▶ **WHAT YOU ARE ASKED TO DO**
Quote each line of the material verbatim, without the pictures.
######
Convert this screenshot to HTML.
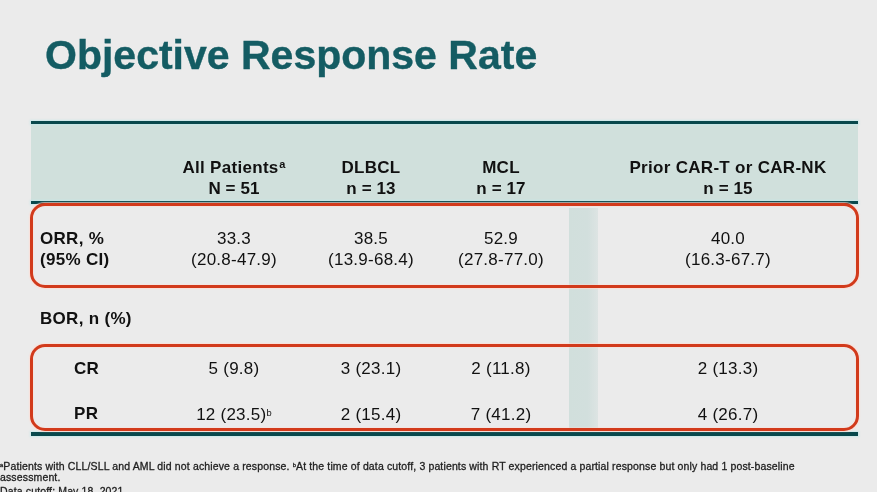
<!DOCTYPE html>
<html><head><meta charset="utf-8">
<style>
html,body{margin:0;padding:0;}
body{width:877px;height:492px;overflow:hidden;background:#ebebeb;position:relative;font-family:"Liberation Sans",sans-serif;color:#111;}
.a{position:absolute;white-space:nowrap;line-height:1;}
.title{left:45px;top:35px;font-size:41px;font-weight:bold;color:#145c63;-webkit-text-stroke:0.4px #145c63;}
.hdrbg{position:absolute;left:31px;top:121px;width:827px;height:82px;background:#d0e0dc;}
.tline{position:absolute;left:31px;width:827px;height:3px;background:#08484c;box-shadow:0 0 2px 1px rgba(195,232,234,0.85);}
.col{position:absolute;left:568.5px;top:207.5px;width:29px;height:221px;background:linear-gradient(90deg,#d1dfdc 0%,#d2dfdd 65%,#dde4e3 100%);}
.box{position:absolute;left:30px;width:823px;border:3px solid #d23a1b;border-radius:15px;box-shadow:0 0 1px 0.5px rgba(255,220,210,0.7), inset 0 0 1px 0.5px rgba(255,220,210,0.7);}
.h{font-size:17px;font-weight:bold;text-align:center;width:260px;letter-spacing:0.3px;}
.c{font-size:17px;text-align:center;width:200px;letter-spacing:0.25px;}
.lb{font-size:17px;font-weight:bold;letter-spacing:0.3px;}
.fn{font-size:10.5px;color:#1e1e1e;letter-spacing:0.14px;-webkit-text-stroke:0.3px #1e1e1e;}
sup{font-size:55%;line-height:0;vertical-align:0.45em;}
</style></head><body><div id="wrap" style="position:absolute;left:0;top:0;width:877px;height:492px;filter:blur(0.35px);">
<div class="a title">Objective Response Rate</div>
<div class="hdrbg"></div>
<div class="tline" style="top:121px"></div>
<div class="tline" style="top:201px"></div>
<div class="tline" style="top:432px;height:4px"></div>
<div class="col"></div>
<div class="box" style="top:203px;height:79px;"></div>
<div class="box" style="top:344px;height:81px;"></div>

<!-- header -->
<div class="a h" style="left:104px;top:159px;">All Patients<sup style="font-size:11px;vertical-align:5.5px;margin-left:0.5px">a</sup></div>
<div class="a h" style="left:104px;top:180px;letter-spacing:0.1px;">N = 51</div>
<div class="a h" style="left:241px;top:159px;">DLBCL</div>
<div class="a h" style="left:241px;top:180px;letter-spacing:0.1px;">n = 13</div>
<div class="a h" style="left:371px;top:159px;">MCL</div>
<div class="a h" style="left:371px;top:180px;letter-spacing:0.1px;">n = 17</div>
<div class="a h" style="left:598px;top:159px;">Prior CAR-T or CAR-NK</div>
<div class="a h" style="left:598px;top:180px;letter-spacing:0.1px;">n = 15</div>

<!-- ORR -->
<div class="a lb" style="left:40px;top:230.4px;">ORR, %</div>
<div class="a lb" style="left:40px;top:251.4px;">(95% CI)</div>
<div class="a c" style="left:134px;top:230px;">33.3</div>
<div class="a c" style="left:134px;top:251px;">(20.8-47.9)</div>
<div class="a c" style="left:271px;top:230px;">38.5</div>
<div class="a c" style="left:271px;top:251px;">(13.9-68.4)</div>
<div class="a c" style="left:401px;top:230px;">52.9</div>
<div class="a c" style="left:401px;top:251px;">(27.8-77.0)</div>
<div class="a c" style="left:628px;top:230px;">40.0</div>
<div class="a c" style="left:628px;top:251px;">(16.3-67.7)</div>

<!-- BOR -->
<div class="a lb" style="left:40px;top:310px;">BOR, n (%)</div>
<div class="a lb" style="left:74px;top:360px;">CR</div>
<div class="a lb" style="left:74px;top:405px;">PR</div>
<div class="a c" style="left:134px;top:360px;">5 (9.8)</div>
<div class="a c" style="left:134px;top:406px;">12 (23.5)<sup>b</sup></div>
<div class="a c" style="left:271px;top:360px;">3 (23.1)</div>
<div class="a c" style="left:271px;top:406px;">2 (15.4)</div>
<div class="a c" style="left:401px;top:360px;">2 (11.8)</div>
<div class="a c" style="left:401px;top:406px;">7 (41.2)</div>
<div class="a c" style="left:628px;top:360px;">2 (13.3)</div>
<div class="a c" style="left:628px;top:406px;">4 (26.7)</div>

<!-- footnotes -->
<div class="a fn" style="left:0px;top:461.2px;"><sup>a</sup>Patients with CLL/SLL and AML did not achieve a response. <sup>b</sup>At the time of data cutoff, 3 patients with RT experienced a partial response but only had 1 post-baseline</div>
<div class="a fn" style="left:0px;top:472.3px;">assessment.</div>
<div class="a fn" style="left:0px;top:486px;">Data cutoff: May 18, 2021</div>
</div></body></html>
######
▶ **EXPECTED OUTPUT**
Convert this screenshot to HTML.
<!DOCTYPE html>
<html><head><meta charset="utf-8">
<style>
html,body{margin:0;padding:0;}
body{width:877px;height:492px;overflow:hidden;background:#ebebeb;position:relative;font-family:"Liberation Sans",sans-serif;color:#111;}
.a{position:absolute;white-space:nowrap;line-height:1;}
.title{left:45px;top:35px;font-size:41px;font-weight:bold;color:#145c63;-webkit-text-stroke:0.4px #145c63;}
.hdrbg{position:absolute;left:31px;top:121px;width:827px;height:82px;background:#d0e0dc;}
.tline{position:absolute;left:31px;width:827px;height:3px;background:#08484c;box-shadow:0 0 2px 1px rgba(195,232,234,0.85);}
.col{position:absolute;left:568.5px;top:207.5px;width:29px;height:221px;background:linear-gradient(90deg,#d1dfdc 0%,#d2dfdd 65%,#dde4e3 100%);}
.box{position:absolute;left:30px;width:823px;border:3px solid #d23a1b;border-radius:15px;box-shadow:0 0 1px 0.5px rgba(255,220,210,0.7), inset 0 0 1px 0.5px rgba(255,220,210,0.7);}
.h{font-size:17px;font-weight:bold;text-align:center;width:260px;letter-spacing:0.3px;}
.c{font-size:17px;text-align:center;width:200px;letter-spacing:0.25px;}
.lb{font-size:17px;font-weight:bold;letter-spacing:0.3px;}
.fn{font-size:10.5px;color:#1e1e1e;letter-spacing:0.14px;-webkit-text-stroke:0.3px #1e1e1e;}
sup{font-size:55%;line-height:0;vertical-align:0.45em;}
</style></head><body><div id="wrap" style="position:absolute;left:0;top:0;width:877px;height:492px;filter:blur(0.35px);">
<div class="a title">Objective Response Rate</div>
<div class="hdrbg"></div>
<div class="tline" style="top:121px"></div>
<div class="tline" style="top:201px"></div>
<div class="tline" style="top:432px;height:4px"></div>
<div class="col"></div>
<div class="box" style="top:203px;height:79px;"></div>
<div class="box" style="top:344px;height:81px;"></div>

<!-- header -->
<div class="a h" style="left:104px;top:159px;">All Patients<sup style="font-size:11px;vertical-align:5.5px;margin-left:0.5px">a</sup></div>
<div class="a h" style="left:104px;top:180px;letter-spacing:0.1px;">N = 51</div>
<div class="a h" style="left:241px;top:159px;">DLBCL</div>
<div class="a h" style="left:241px;top:180px;letter-spacing:0.1px;">n = 13</div>
<div class="a h" style="left:371px;top:159px;">MCL</div>
<div class="a h" style="left:371px;top:180px;letter-spacing:0.1px;">n = 17</div>
<div class="a h" style="left:598px;top:159px;">Prior CAR-T or CAR-NK</div>
<div class="a h" style="left:598px;top:180px;letter-spacing:0.1px;">n = 15</div>

<!-- ORR -->
<div class="a lb" style="left:40px;top:230.4px;">ORR, %</div>
<div class="a lb" style="left:40px;top:251.4px;">(95% CI)</div>
<div class="a c" style="left:134px;top:230px;">33.3</div>
<div class="a c" style="left:134px;top:251px;">(20.8-47.9)</div>
<div class="a c" style="left:271px;top:230px;">38.5</div>
<div class="a c" style="left:271px;top:251px;">(13.9-68.4)</div>
<div class="a c" style="left:401px;top:230px;">52.9</div>
<div class="a c" style="left:401px;top:251px;">(27.8-77.0)</div>
<div class="a c" style="left:628px;top:230px;">40.0</div>
<div class="a c" style="left:628px;top:251px;">(16.3-67.7)</div>

<!-- BOR -->
<div class="a lb" style="left:40px;top:310px;">BOR, n (%)</div>
<div class="a lb" style="left:74px;top:360px;">CR</div>
<div class="a lb" style="left:74px;top:405px;">PR</div>
<div class="a c" style="left:134px;top:360px;">5 (9.8)</div>
<div class="a c" style="left:134px;top:406px;">12 (23.5)<sup>b</sup></div>
<div class="a c" style="left:271px;top:360px;">3 (23.1)</div>
<div class="a c" style="left:271px;top:406px;">2 (15.4)</div>
<div class="a c" style="left:401px;top:360px;">2 (11.8)</div>
<div class="a c" style="left:401px;top:406px;">7 (41.2)</div>
<div class="a c" style="left:628px;top:360px;">2 (13.3)</div>
<div class="a c" style="left:628px;top:406px;">4 (26.7)</div>

<!-- footnotes -->
<div class="a fn" style="left:0px;top:461.2px;"><sup>a</sup>Patients with CLL/SLL and AML did not achieve a response. <sup>b</sup>At the time of data cutoff, 3 patients with RT experienced a partial response but only had 1 post-baseline</div>
<div class="a fn" style="left:0px;top:472.3px;">assessment.</div>
<div class="a fn" style="left:0px;top:486px;">Data cutoff: May 18, 2021</div>
</div></body></html>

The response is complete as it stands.